TEI Entity Linker: Qwen3-14B LoRA Adapter
This model is a 14 billion parameter LoRA adapter for the Qwen3-14B base model, fine-tuned by Apokalyptikon to address a critical challenge in digital scholarly editing: linking named entities from historical TEI registers to authority files like Wikidata and GND. It processes entities (persons, places, organizations) and a list of potential candidates, outputting a verdict (MATCH, PARTIAL, NONE) with confidence and a brief reason in JSON format.
Key Capabilities
- Historical Entity Disambiguation: Accurately links entities by analyzing biographical data, descriptions, and context.
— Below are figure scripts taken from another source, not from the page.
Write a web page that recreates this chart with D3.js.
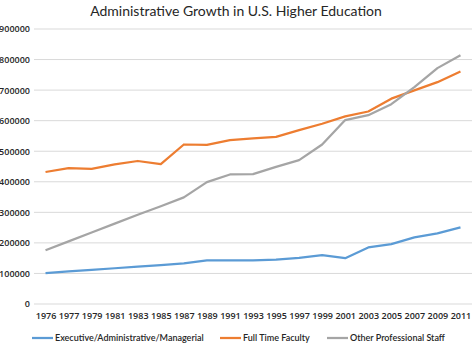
<!DOCTYPE html>
<html>
<head>
<meta charset="utf-8">
<script src="https://cdn.jsdelivr.net/npm/d3@7"></script>
<style>
	body { margin: 0; background: #fff; }
	svg text { font-family: 'Open Sans', 'Noto Sans', sans-serif; fill: #262626; }
	svg text.lato { font-family: Lato, 'Open Sans', sans-serif; }
</style>
</head>
<body>
<div class="chart"></div>
<script>
// chart data
var years = ['1976', '1977', '1979', '1981', '1983', '1985', '1987', '1989', '1991', '1993',
	'1995', '1997', '1999', '2001', '2003', '2005', '2007', '2009', '2011'];
var executive = [101000, 107000, 112000, 117000, 122000, 127000, 133000, 143000, 143000, 143000,
	145000, 151000, 160000, 150000, 185000, 196000, 218000, 231000, 251000];
var faculty = [432000, 445000, 442000, 457000, 468000, 458000, 522000, 521000, 536000, 542000,
	547000, 569000, 590000, 614000, 630000, 672000, 699000, 726000, 761000];
var otherStaff = [176000, 205000, 234000, 263000, 292000, 320000, 349000, 399000, 424000, 425000,
	449000, 471000, 522000, 602000, 618000, 654000, 710000, 772000, 814000];
var yTicks = [0, 100000, 200000, 300000, 400000, 500000, 600000, 700000, 800000, 900000];
var seriesNames = ['Executive/Administrative/Managerial', 'Full Time Faculty', 'Other Professional Staff'];
var colors = ['#5b9bd5', '#ed7d31', '#a5a5a5'];

var svgWidth = 474;
var svgHeight = 344;

var margin = { top: 29, right: 2, bottom: 40, left: 34 };
var width = svgWidth - margin.left - margin.right;
var height = svgHeight - margin.top - margin.bottom;

var svg = d3.select('.chart')
	.append('svg')
	.attr('width', svgWidth)
	.attr('height', svgHeight);

var chart = svg.append('g')
	.attr('transform', `translate(${margin.left}, ${margin.top})`);

// scales
var xScale = d3.scalePoint().domain(years).range([0, width]).padding(0.5);
var yScale = d3.scaleLinear().domain([0, 900000]).range([height, 0]);

// gridlines
chart.append('g')
	.selectAll('line')
	.data(yTicks)
	.enter()
	.append('line')
	.attr('x1', 0)
	.attr('x2', width)
	.attr('y1', function(d) { return yScale(d); })
	.attr('y2', function(d) { return yScale(d); })
	.attr('stroke', '#d9d9d9')
	.attr('stroke-width', 1);

// y axis labels
var leftAxis = d3.axisLeft(yScale).tickValues(yTicks).tickSize(0).tickPadding(4).tickFormat(d3.format('d'));
var yAxisG = chart.append('g').call(leftAxis);
yAxisG.select('.domain').remove();
yAxisG.selectAll('text').style('font-size', '9px').style('font-weight', '600');

// x axis labels
var bottomAxis = d3.axisBottom(xScale).tickSize(0).tickPadding(9);
var xAxisG = chart.append('g')
	.attr('transform', `translate(0, ${height})`)
	.call(bottomAxis);
xAxisG.select('.domain').remove();
xAxisG.selectAll('text').style('font-size', '9px').style('font-weight', '600');

// lines
var line = d3.line()
	.x(function(d, i) { return xScale(years[i]); })
	.y(function(d) { return yScale(d); });

[executive, faculty, otherStaff].forEach(function(values, i) {
	chart.append('path')
		.datum(values)
		.attr('fill', 'none')
		.attr('stroke', colors[i])
		.attr('stroke-width', 2.25)
		.attr('stroke-linejoin', 'round')
		.attr('d', line);
});

// title
svg.append('text')
	.attr('class', 'lato')
	.attr('x', 236)
	.attr('y', 16)
	.style('text-anchor', 'middle')
	.style('font-size', '14px')
	.text('Administrative Growth in U.S. Higher Education');

// legend
var legendX = [32, 220, 327];
var legend = svg.append('g').attr('transform', 'translate(0, 338)');
seriesNames.forEach(function(name, i) {
	legend.append('line')
		.attr('x1', legendX[i])
		.attr('x2', legendX[i] + 21)
		.attr('y1', 0)
		.attr('y2', 0)
		.attr('stroke', colors[i])
		.attr('stroke-width', 2.25);
	legend.append('text')
		.attr('class', 'lato')
		.attr('x', legendX[i] + 23)
		.attr('y', 3.2)
		.style('font-size', '9px')
		.style('font-weight', '600')
		.text(name);
});
</script>
</body>
</html>
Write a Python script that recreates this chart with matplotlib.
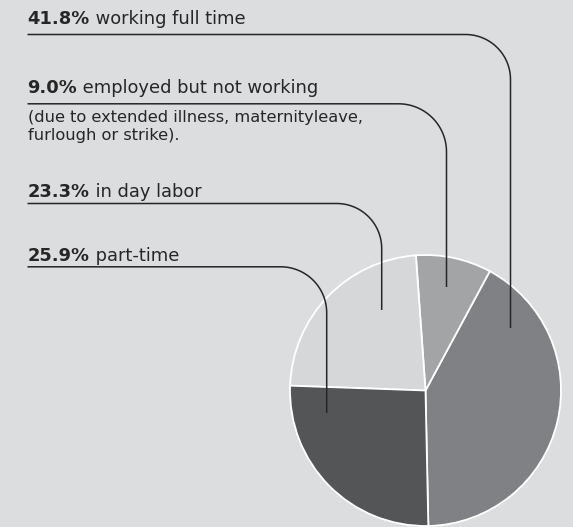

- Handles Historical Spelling: Recognizes and matches historical variants (e.g., Creveld → Krefeld, Coeln → Köln).
- Complex Entity Recognition: Distinguishes mythological figures from literary works, identifies ethnic groups, allegories, and personifications.
- Structured Output: Provides deterministic JSON output with verdicts, confidence scores, and reasons, suitable for automated pipelines.
- Optimized for TEI Data: Trained on real-world historical TEI editions (early modern German correspondence, classical philology registers).
Training and Performance
The model was fine-tuned using LoRA on Apple Silicon via MLX, leveraging a teacher-student approach where Claude Sonnet 4 generated high-quality labeled training data. It was trained on 7,098 examples, focusing on single-entity prompts for optimal performance. The model demonstrates strong capabilities in:
- Biographical disambiguation: Correctly distinguishing individuals with the same name based on life dates.
- Geographic disambiguation: Differentiating locations with similar names (e.g., Dillingen an der Donau vs. Dillingen/Saar).
- Robust Rejection: Effectively returns
NONE for underspecified or non-matching entries.
Good For
- Digital Humanities Projects: Specifically designed for researchers and developers working with historical TEI editions.
- Automated Entity Linking: Integrating into pipelines for verifying and enriching named entities in historical texts.
- Authority File Integration: Bridging historical documents with modern authority databases like Wikidata and GND.
This adapter requires an Apple Silicon Mac for MLX inference and approximately 10 GB RAM for the 4-bit model.